Ruşen Çakır: Osman Kavala’ya da gerek yok, Can Atalay’a da gerek yok, kayyumların iadesine de gerek yok. Yani şu günlerde, mesela Ahmet Özer’in kent uzlaşısından pazartesi günü beraat etmesi bu anlamda olumlu bir gelişme, sürecin ruhuna uygun olarak görüldü. Ne dersin? Bir şeyler bekleyebiliriz değil mi?

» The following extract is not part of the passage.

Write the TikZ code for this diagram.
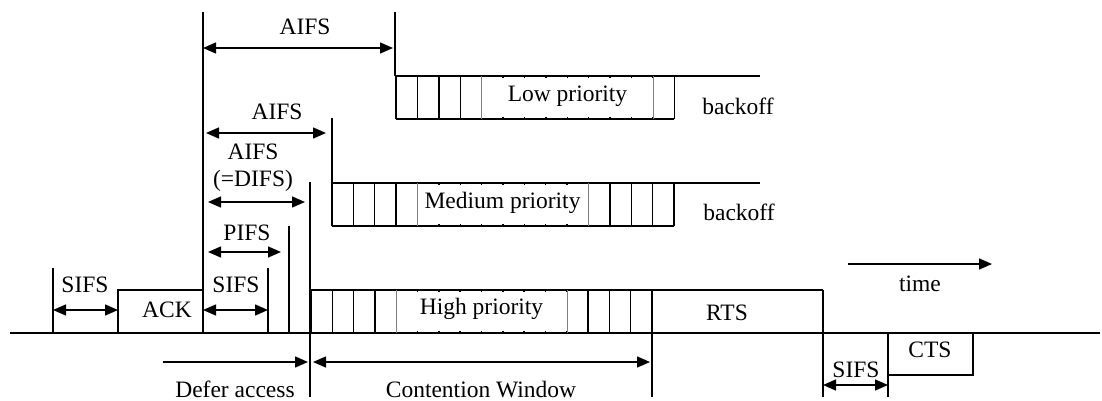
\documentclass[tikz,border=0pt]{standalone}
\usepackage{fontspec}
\setmainfont{Liberation Serif}
\usetikzlibrary{arrows.meta}
\begin{document}
\begin{tikzpicture}[x=1pt,y=-1pt,line width=1.4pt,
  tip/.tip={Triangle[length=13pt,width=11pt]},
  dim/.style={tip-tip},
  fwd/.style={-tip},
  lbl/.style={font=\fontsize{23.5}{26}\selectfont,inner sep=0pt,anchor=base},
  cover/.style={fill=white,draw=none},
  edge/.style={draw=gray,line width=0.6pt}]
\useasboundingbox (0,0) rectangle (1102,401);

% time axis
\coordinate (ax0) at (10,333); \coordinate (ax1) at (1100,333);
\draw (ax0) -- (ax1);

% vertical markers
\draw (53,268) -- (53,333);
\draw (203,12) -- (203,333);
\draw (268,268) -- (268,333);
\draw (289,226) -- (289,333);
\draw (310,182) -- (310,397);
\draw (332,118) -- (332,183);
\draw (395,12) -- (395,76);
\draw (652,290) -- (652,397);
\draw (823,290) -- (823,397);
\draw (888,333) -- (888,397);

% ACK box
\draw (118,333) -- (118,290) -- (203,290);

% Low priority backoff
\draw (395,76) -- (760,76);
\draw (396,119) -- (674,119);
\foreach \i in {0,...,13} \draw ({396+21.4*\i},76) -- ({396+21.4*\i},119);
\fill[cover] (480.5,78) rectangle (654,117);
\draw[edge] (481.6,76) -- (481.6,119);
\draw[edge] (652.8,76) -- (652.8,119);

% Medium priority backoff
\draw (332,183) -- (760,183);
\draw (332,226) -- (674,226);
\foreach \i in {0,...,16} \draw ({332+21.375*\i},183) -- ({332+21.375*\i},226);
\fill[cover] (416.5,185) rectangle (589.5,224);
\draw[edge] (417.5,183) -- (417.5,226);
\draw[edge] (588.5,183) -- (588.5,226);

% High priority backoff + RTS
\draw (311,290) -- (823,290);
\foreach \i in {0,...,16} \draw ({311+21.3125*\i},290) -- ({311+21.3125*\i},333);
\fill[cover] (395.3,292) rectangle (567.8,331);
\draw[edge] (396.3,290) -- (396.3,333);
\draw[edge] (566.8,290) -- (566.8,333);

% CTS box
\draw (888,333) -- (888,375) -- (973,375) -- (973,333);

% dimension arrows
\coordinate (s1a) at (53,310); \coordinate (s1b) at (118,310);
\draw[dim] (s1a) -- (s1b);
\coordinate (s2a) at (203,310); \coordinate (s2b) at (268,310);
\draw[dim] (s2a) -- (s2b);
\coordinate (pa) at (208,252); \coordinate (pb) at (281,252);
\draw[dim] (pa) -- (pb);
\coordinate (da) at (208,202); \coordinate (db) at (305,202);
\draw[dim] (da) -- (db);
\coordinate (ma) at (206,133); \coordinate (mb) at (326,133);
\draw[dim] (ma) -- (mb);
\coordinate (ta) at (203,48); \coordinate (tb) at (393,48);
\draw[dim] (ta) -- (tb);
\coordinate (dfa) at (163,362); \coordinate (dfb) at (308,362);
\draw[fwd] (dfa) -- (dfb);
\coordinate (cwa) at (313,362); \coordinate (cwb) at (650,362);
\draw[dim] (cwa) -- (cwb);
\coordinate (s3a) at (823,385); \coordinate (s3b) at (888,385);
\draw[dim] (s3a) -- (s3b);
\coordinate (tma) at (848,264); \coordinate (tmb) at (992,264);
\draw[fwd] (tma) -- (tmb);

% labels
\node[lbl] (lsifs1) at (85,292) {SIFS};
\node[lbl] (lack) at (167,317) {ACK};
\node[lbl] (lsifs2) at (236,292) {SIFS};
\node[lbl] (lpifs) at (247,240) {PIFS};
\node[lbl] (ldifs1) at (253,159) {AIFS};
\node[lbl] (ldifs2) at (253,186) {(=DIFS)};
\node[lbl] (laifsm) at (277,120) {AIFS};
\node[lbl] (laifst) at (305,35) {AIFS};
\node[lbl] (llow) at (567.5,102) {Low priority};
\node[lbl] (lbk1) at (738,115) {backoff};
\node[lbl] (lmed) at (502.5,208) {Medium priority};
\node[lbl] (lbk2) at (739,220) {backoff};
\node[lbl] (lhigh) at (481.5,314) {High priority};
\node[lbl] (lrts) at (727,320) {RTS};
\node[lbl] (lcw) at (481,397) {Contention Window};
\node[lbl] (ldef) at (235,397) {Defer access};
\node[lbl] (ltime) at (920,291) {time};
\node[lbl] (lcts) at (930,357) {CTS};
\node[lbl] (lsifs3) at (856,377) {SIFS};
\end{tikzpicture}
\end{document}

Vahap Coşkun: Evet. Yani şimdi gerçekten sürecin daha toplumdan destek görebilmesi için birtakım adımların atılması lazım. Öcalan’ın videolu açıklamasında önemli vurgulardan bir tanesiydi, ‘‘Halkın sürece güven duyabilmesi için silah bırakmanın görülmesi gerekir’’ minvalinde bir açıklama yapmıştı. Mesela o silah bırakma töreni bu anlamda son derece önemli. Ama diğer taraftan iktidarın da herhangi bir yasal değişikliğe gerek kalmadan sadece mevcut yasaları uygulayarak veya birtakım idari kararlar alarak sürece yönelik toplumsal desteği artırabilecek imkanlar var. Özellikle Demirtaş konusunda ben biraz daha ümitvar bir durumdayım. Bunun iki önemli sebebi var. Bir tanesi Avrupa İnsan Hakları Mahkemesi’nin geçen hafta Demirtaş hakkında vermiş olduğu karar. Bu dördüncü karar, AİHM’in Demirtaş hakkında vermiş olduğu karar. Buna mukabil ikinci olarak da Bahçeli’nin Demirtaş’a teşekkür etmesi, yani bir sürecin yürütülmesinde son derece önemli bir rol oynadığından bahisle Demirtaş’a teşekkür etmesi. Dolayısıyla bu AİHM kararı gerekçe gösterilerek Demirtaş serbest bırakılabilir veya tahliye edilebilir. Aslında bunun zaten yapılması gerekir. Hukuk gereği bu, hukuk devleti olmanın gereği de bu. Ama bugüne kadar maalesef bu gerek yerine getirilmedi. Keza kayyumlar konusunda birtakım gelişmeler olabilir. Ahmet Türk bunu net bir şekilde ifade etti. Yani kayyumların mutlak manada geri gönderilmesi gerektiğini ifade etti ve sadece kendisi için değil, kendisinin şu anki durumda bunu kabul etmeyeceğini, bütün kayyumlar için bunun olması gerektiğini ifade etti. Dolayısıyla iktidar bu süreci daha da kuvvetlendirmek, zeminini daha da tahkim etmek istiyorsa yasal hazırlıklar bir taraftan yapılırken, hukuki mutfak çalışması bir taraftan yapılırken diğer taraftan da bu idari adımları atabilir.
Ruşen Çakır: Çok teşekkürler Vahap yayınımıza katıldığın için.